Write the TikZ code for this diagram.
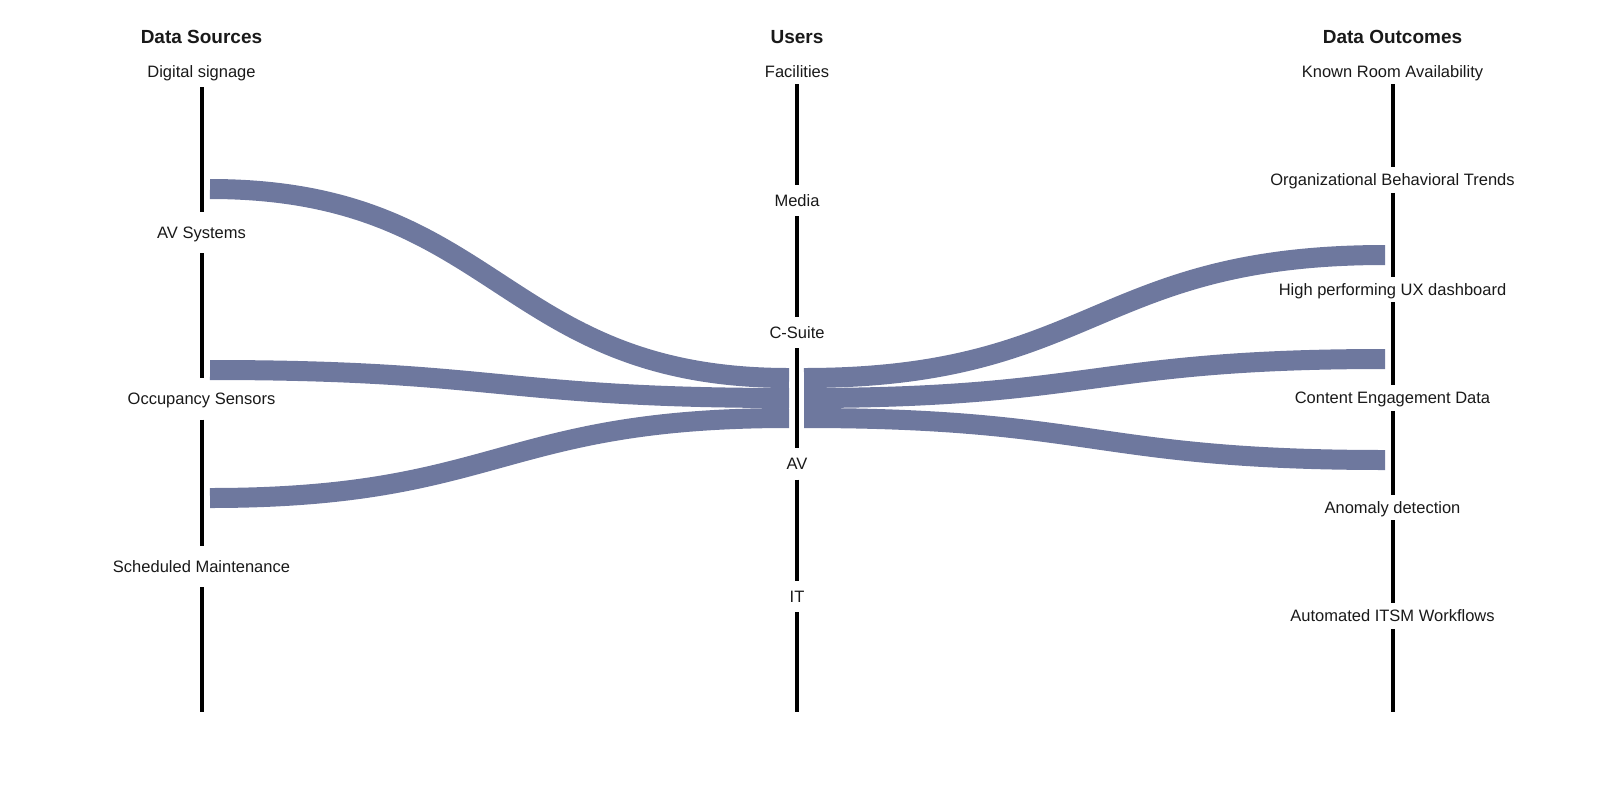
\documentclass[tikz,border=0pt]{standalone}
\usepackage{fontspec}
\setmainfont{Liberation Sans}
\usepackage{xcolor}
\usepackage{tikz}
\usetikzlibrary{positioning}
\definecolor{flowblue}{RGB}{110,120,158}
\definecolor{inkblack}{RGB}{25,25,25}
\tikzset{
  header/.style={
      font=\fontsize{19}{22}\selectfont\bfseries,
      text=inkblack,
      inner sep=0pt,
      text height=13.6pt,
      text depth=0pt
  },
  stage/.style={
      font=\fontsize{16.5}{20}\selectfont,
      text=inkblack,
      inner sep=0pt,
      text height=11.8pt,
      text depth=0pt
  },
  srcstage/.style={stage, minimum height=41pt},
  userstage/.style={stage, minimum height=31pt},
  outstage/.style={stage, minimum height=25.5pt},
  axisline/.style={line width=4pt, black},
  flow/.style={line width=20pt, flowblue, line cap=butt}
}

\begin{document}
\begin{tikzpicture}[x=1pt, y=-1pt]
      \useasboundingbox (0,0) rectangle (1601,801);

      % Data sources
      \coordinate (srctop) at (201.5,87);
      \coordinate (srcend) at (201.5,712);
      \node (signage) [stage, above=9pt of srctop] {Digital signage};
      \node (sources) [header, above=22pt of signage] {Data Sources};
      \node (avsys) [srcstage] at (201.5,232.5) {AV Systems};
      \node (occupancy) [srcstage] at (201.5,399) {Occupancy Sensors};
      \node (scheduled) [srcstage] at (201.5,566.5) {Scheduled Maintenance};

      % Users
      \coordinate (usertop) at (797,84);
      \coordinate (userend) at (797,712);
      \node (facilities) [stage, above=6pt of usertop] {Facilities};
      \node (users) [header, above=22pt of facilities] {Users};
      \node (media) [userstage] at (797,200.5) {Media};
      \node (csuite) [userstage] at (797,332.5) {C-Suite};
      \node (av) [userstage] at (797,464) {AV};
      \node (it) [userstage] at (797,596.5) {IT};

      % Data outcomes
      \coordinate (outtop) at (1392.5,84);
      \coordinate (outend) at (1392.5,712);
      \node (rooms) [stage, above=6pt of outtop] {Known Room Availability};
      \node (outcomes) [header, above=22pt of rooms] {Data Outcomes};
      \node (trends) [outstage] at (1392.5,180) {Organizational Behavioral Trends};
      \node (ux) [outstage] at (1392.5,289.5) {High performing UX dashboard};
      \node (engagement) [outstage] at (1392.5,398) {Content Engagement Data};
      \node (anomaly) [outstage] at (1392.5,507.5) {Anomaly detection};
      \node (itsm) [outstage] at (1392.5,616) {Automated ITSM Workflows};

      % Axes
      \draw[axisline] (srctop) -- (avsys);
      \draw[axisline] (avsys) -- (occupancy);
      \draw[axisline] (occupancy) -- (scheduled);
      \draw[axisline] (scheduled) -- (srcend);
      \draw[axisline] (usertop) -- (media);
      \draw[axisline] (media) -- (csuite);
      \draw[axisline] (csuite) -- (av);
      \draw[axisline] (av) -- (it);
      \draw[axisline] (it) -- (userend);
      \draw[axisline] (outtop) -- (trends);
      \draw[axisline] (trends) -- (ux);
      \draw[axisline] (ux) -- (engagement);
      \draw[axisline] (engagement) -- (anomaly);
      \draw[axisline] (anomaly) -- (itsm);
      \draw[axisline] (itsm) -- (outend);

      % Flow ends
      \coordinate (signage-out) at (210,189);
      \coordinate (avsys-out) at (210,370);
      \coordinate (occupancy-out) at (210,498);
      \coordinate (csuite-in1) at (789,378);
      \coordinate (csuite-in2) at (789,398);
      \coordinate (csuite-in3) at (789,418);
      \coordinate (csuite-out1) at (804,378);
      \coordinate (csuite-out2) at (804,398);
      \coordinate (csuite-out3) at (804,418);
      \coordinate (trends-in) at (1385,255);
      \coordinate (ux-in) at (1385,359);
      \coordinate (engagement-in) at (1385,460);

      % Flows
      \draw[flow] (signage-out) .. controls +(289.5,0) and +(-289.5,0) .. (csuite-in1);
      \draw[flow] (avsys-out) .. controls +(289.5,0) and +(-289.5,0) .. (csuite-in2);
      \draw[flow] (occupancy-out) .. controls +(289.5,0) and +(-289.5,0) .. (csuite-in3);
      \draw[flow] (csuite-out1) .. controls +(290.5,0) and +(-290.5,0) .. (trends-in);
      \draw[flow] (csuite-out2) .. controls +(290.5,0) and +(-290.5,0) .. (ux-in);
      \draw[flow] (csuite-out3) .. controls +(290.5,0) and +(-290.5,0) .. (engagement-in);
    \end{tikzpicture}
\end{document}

■ ■ ■ ■ ■ ■ ■

-- WHAT THE TASK REQUIRES --
Return only the lines running from the top of the data to the line that holds "(scheduled) [srcstage] at". Include both of those lines, but skip the pictures.

-- REPLY --
Write the TikZ code for this diagram.
\documentclass[tikz,border=0pt]{standalone}
\usepackage{fontspec}
\setmainfont{Liberation Sans}
\usepackage{xcolor}
\usepackage{tikz}
\usetikzlibrary{positioning}
\definecolor{flowblue}{RGB}{110,120,158}
\definecolor{inkblack}{RGB}{25,25,25}
\tikzset{
  header/.style={
      font=\fontsize{19}{22}\selectfont\bfseries,
      text=inkblack,
      inner sep=0pt,
      text height=13.6pt,
      text depth=0pt
  },
  stage/.style={
      font=\fontsize{16.5}{20}\selectfont,
      text=inkblack,
      inner sep=0pt,
      text height=11.8pt,
      text depth=0pt
  },
  srcstage/.style={stage, minimum height=41pt},
  userstage/.style={stage, minimum height=31pt},
  outstage/.style={stage, minimum height=25.5pt},
  axisline/.style={line width=4pt, black},
  flow/.style={line width=20pt, flowblue, line cap=butt}
}

\begin{document}
\begin{tikzpicture}[x=1pt, y=-1pt]
      \useasboundingbox (0,0) rectangle (1601,801);

      % Data sources
      \coordinate (srctop) at (201.5,87);
      \coordinate (srcend) at (201.5,712);
      \node (signage) [stage, above=9pt of srctop] {Digital signage};
      \node (sources) [header, above=22pt of signage] {Data Sources};
      \node (avsys) [srcstage] at (201.5,232.5) {AV Systems};
      \node (occupancy) [srcstage] at (201.5,399) {Occupancy Sensors};
      \node (scheduled) [srcstage] at (201.5,566.5) {Scheduled Maintenance};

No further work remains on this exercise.